Based on more than 20 years of lunar observations, Julie Rathbun, senior scientist at Planetary Science Institute, says Loki's brightenings signal an on-schedule eruption that could be predicted approximately every 475 days. Rathbun presented her studies in a poster Tuesday at the European Planetary Science Congress' 2019 Joint Meeting in Geneva.
"Loki is the largest and most powerful volcano on Io, so bright in the infrared that we can detect it using telescopes on the Earth," Rathbun said in a release from the Europlanet Society. "If this behavior remains the same, Loki should erupt in September 2019, around the same time as the EPSC-DPS Joint Meeting 2019. We correctly predicted that the last eruption would occur in May of 2018."

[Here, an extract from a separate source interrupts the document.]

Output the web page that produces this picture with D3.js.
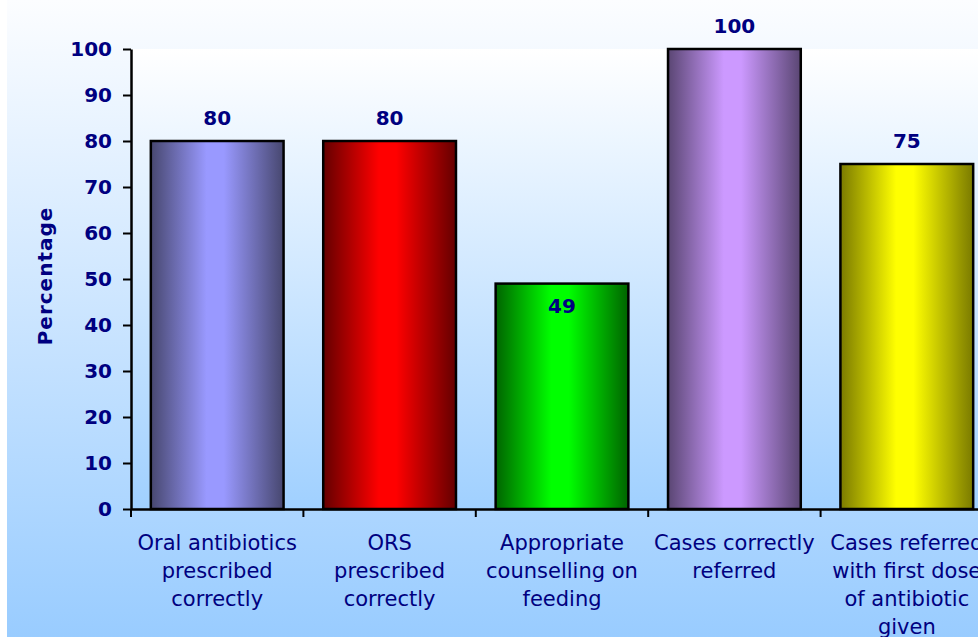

In January, cameras aboard NASA's Juno spacecraft caught an extraordinary glimpse of a massive volcanic plume as it shot material off Io's surface, in what the space agency calls the "most volcanically active spot in the solar system."
Though Loki's enormous size has a stabilizing effect on its cycles, making it more predictable than many volcanoes, Rathbun remains cautious.
"You have to be careful because Loki is named after a trickster god and the volcano has not been known to behave itself," she said. "In the early 2000s, once the 540-day pattern was detected, Loki's behavior changed and did not exhibit periodic behavior again until about 2013."